Before we went out for dinner my wife had gone off and done what she calls a “Big Shop.”
That’s where she goes to the supermarket with our daughter, they each grab a trolley and they proceed to fill both trollies to the top with food. The bill comes to anywhere between $500-600.
The house is then well stocked with the essentials and the non-essentials. In between these “Big Shops”, she buys food in quantities of about $150 a time.
When my wife plans a “Big Shop” she gets most excited. She’s happy all day long – which is a rarity (married men reading this blog are going “I hear you brother!”). She loves doing the “Big Shop”.
As a woman she has an instinctive need to see food in the pantry, food in the fridge and food in the freezer. It’s a survival mechanism, I guess from way, way back.
As many men will atest, they feel a strong urge to be a provider. You’ll often see guys struggle emotionally if their partner earns more money than them (despite our enlightened times). Seems to devalue their self worth and chip away at their self esteem.
Again, that’s nature.
So what does this have to do with marketing your business?

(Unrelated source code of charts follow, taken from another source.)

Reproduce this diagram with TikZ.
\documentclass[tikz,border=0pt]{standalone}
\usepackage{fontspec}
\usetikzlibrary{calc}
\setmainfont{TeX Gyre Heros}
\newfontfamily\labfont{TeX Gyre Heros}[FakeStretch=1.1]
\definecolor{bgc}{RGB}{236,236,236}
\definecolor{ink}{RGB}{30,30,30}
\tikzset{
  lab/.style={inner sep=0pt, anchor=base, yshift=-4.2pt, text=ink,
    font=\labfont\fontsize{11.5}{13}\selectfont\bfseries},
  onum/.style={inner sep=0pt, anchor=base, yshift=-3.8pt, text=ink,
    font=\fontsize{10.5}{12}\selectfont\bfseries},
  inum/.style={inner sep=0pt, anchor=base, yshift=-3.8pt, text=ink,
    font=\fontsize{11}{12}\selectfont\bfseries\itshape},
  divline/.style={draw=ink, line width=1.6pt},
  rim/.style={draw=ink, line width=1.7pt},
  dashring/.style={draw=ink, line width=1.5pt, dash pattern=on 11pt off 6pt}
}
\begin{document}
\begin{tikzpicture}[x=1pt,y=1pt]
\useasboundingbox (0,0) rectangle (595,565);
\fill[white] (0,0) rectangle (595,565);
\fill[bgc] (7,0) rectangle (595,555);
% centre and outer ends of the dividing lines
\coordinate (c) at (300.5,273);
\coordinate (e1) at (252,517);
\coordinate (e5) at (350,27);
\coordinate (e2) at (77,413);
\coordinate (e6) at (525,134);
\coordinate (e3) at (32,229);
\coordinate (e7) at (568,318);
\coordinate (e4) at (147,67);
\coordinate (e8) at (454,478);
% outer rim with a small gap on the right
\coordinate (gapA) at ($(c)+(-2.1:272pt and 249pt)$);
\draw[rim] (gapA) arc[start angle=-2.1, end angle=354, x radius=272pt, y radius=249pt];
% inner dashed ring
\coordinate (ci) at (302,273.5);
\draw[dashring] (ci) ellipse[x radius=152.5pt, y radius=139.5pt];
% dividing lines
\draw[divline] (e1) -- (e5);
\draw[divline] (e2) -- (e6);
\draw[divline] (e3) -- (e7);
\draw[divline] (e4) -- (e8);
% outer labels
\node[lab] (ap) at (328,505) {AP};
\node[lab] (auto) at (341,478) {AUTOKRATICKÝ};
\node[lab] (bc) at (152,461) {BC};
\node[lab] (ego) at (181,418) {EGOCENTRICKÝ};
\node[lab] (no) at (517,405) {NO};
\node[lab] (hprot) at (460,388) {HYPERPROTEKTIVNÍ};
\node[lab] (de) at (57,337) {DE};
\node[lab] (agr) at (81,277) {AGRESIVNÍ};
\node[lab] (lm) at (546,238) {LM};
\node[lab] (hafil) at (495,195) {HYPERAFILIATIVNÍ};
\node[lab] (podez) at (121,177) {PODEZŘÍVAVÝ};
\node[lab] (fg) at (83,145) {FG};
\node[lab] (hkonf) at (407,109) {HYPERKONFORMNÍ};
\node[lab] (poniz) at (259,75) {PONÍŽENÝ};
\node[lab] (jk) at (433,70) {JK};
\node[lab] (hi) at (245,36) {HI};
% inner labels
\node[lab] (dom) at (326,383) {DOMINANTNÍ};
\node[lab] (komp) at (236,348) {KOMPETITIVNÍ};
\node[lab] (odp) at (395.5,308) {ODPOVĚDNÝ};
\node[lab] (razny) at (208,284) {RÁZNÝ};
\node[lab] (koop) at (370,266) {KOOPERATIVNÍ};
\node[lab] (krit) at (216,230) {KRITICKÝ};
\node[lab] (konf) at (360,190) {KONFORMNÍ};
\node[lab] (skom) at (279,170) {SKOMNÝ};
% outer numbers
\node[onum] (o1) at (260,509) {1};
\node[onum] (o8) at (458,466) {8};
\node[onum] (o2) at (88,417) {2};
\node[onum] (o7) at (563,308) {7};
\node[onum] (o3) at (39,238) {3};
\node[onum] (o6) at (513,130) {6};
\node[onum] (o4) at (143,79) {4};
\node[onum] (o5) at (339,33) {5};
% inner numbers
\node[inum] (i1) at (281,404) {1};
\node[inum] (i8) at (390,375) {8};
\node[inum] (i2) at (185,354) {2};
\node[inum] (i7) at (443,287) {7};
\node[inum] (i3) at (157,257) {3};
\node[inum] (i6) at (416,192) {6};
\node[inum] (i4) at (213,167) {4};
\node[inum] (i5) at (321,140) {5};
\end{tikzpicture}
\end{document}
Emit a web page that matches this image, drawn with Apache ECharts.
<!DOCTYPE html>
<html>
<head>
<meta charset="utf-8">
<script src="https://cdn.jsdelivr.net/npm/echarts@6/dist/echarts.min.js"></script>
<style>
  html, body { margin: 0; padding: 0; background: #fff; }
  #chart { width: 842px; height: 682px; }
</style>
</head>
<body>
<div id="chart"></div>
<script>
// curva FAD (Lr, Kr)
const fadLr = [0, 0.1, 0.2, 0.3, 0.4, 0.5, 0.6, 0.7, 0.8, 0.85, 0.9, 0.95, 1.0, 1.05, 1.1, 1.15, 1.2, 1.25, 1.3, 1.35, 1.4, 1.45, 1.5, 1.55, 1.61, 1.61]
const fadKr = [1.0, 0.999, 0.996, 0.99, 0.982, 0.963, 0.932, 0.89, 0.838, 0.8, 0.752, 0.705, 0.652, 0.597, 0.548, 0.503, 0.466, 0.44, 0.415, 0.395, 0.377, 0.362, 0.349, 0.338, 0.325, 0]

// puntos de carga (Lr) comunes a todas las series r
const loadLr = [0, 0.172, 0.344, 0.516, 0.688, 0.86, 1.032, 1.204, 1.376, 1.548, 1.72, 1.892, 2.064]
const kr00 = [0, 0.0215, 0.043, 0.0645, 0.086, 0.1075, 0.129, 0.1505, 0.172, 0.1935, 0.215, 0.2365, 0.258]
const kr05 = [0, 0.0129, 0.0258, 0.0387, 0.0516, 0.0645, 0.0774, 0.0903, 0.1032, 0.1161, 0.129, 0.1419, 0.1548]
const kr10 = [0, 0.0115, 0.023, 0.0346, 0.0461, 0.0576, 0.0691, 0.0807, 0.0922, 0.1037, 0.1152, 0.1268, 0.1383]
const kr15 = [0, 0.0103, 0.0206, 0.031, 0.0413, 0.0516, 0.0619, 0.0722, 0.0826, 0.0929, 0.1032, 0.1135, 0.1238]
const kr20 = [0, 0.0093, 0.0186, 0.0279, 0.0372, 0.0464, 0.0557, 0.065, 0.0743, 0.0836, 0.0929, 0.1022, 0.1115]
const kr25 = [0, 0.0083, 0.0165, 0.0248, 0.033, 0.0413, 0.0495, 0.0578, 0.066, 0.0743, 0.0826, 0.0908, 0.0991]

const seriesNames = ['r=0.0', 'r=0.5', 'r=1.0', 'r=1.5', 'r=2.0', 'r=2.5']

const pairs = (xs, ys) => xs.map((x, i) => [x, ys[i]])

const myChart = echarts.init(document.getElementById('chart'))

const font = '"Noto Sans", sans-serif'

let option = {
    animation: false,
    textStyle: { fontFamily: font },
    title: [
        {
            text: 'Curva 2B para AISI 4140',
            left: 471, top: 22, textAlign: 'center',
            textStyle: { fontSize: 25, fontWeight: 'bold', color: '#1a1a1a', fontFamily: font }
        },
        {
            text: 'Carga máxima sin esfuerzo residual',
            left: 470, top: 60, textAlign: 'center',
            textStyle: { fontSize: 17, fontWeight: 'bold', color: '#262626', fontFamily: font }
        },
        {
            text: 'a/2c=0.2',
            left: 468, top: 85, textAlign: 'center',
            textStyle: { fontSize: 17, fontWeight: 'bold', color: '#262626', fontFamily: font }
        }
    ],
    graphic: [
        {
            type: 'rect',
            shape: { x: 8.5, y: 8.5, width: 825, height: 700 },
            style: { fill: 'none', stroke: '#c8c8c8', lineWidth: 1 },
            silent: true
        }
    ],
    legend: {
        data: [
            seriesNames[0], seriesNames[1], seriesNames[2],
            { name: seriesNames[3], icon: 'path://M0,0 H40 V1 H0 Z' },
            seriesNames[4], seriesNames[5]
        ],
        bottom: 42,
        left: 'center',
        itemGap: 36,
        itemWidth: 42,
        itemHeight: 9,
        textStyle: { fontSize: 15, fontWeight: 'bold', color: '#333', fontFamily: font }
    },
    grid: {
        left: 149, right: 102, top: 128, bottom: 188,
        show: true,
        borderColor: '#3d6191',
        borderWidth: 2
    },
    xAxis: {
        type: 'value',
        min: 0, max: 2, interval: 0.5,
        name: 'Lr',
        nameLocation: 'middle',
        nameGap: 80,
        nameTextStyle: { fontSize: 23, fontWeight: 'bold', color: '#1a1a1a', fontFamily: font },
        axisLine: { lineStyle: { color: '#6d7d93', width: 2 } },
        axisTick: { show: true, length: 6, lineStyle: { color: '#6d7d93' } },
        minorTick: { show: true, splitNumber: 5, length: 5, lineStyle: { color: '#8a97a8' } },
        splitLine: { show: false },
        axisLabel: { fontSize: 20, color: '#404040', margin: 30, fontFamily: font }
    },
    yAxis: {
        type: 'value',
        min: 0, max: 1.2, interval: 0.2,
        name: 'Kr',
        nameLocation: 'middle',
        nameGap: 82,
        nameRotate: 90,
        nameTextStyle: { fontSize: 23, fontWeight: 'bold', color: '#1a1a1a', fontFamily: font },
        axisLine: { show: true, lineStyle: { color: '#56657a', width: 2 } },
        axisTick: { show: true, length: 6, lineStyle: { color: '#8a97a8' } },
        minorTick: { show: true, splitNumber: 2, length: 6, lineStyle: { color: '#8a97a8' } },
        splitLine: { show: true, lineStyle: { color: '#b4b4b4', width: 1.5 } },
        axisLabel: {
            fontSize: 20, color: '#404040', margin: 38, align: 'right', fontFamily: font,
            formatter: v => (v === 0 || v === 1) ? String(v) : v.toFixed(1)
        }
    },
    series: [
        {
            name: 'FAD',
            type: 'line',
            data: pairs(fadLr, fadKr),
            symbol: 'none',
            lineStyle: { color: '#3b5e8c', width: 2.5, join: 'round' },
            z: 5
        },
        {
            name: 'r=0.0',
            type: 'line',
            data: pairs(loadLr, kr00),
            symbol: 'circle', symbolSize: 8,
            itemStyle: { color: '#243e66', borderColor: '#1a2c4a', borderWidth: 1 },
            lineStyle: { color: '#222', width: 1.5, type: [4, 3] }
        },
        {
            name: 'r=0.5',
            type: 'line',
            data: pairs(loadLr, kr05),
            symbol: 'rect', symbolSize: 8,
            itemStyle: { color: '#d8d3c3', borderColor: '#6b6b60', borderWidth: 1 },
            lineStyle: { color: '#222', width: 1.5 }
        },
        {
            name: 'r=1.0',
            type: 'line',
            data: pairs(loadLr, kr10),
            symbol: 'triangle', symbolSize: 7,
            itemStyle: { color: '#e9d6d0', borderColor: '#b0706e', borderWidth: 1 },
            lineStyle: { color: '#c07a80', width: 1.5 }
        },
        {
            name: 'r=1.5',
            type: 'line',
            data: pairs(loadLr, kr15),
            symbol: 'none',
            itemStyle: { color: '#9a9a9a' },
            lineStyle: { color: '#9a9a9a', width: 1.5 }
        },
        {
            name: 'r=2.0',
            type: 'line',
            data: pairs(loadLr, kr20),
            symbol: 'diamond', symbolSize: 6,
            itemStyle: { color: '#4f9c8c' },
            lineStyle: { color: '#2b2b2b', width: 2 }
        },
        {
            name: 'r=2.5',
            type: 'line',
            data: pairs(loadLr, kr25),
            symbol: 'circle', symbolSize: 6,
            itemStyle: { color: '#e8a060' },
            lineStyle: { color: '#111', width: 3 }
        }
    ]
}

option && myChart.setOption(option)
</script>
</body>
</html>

Plenty, I’d say.
At it’s basest level, you could position your product to meet those underlying needs of humans. If you are selling a portable BBQ, your pitch to a woman might be “The kids will be well fed with one of these.”
Your pitch to the husband might be a little different, “The family will be impressed when you bring home a big steak to toss on the BBQ.”
Corny examples, as usual, but I think you get the drift.
Different strokes for different folks. We all need to subtly change our offer for men and women. But more than that, we need to change our offer for every sort of different market segment.
And the most effective way to find out what would work best on your customers is to ask some question. My favourite is, “Mrs. Smith, what sort of car do you have? Why did you decide to buy that sort of car?”
If Mrs. Smith answers that question then you have made a sale practically. Because if Mrs. Smith says she bought the car because:
- It’s safe
- It has a CD player
- It has roof racks
- She likes the colour
…then your offer is going to be a car that:
- Is safe
- Has a CD player
- Has roof racks
- Is the exact same colour
Adjust your offer (and how you offer it) to meet the needs of your market. It’s in people’s nature to keep doing the same things.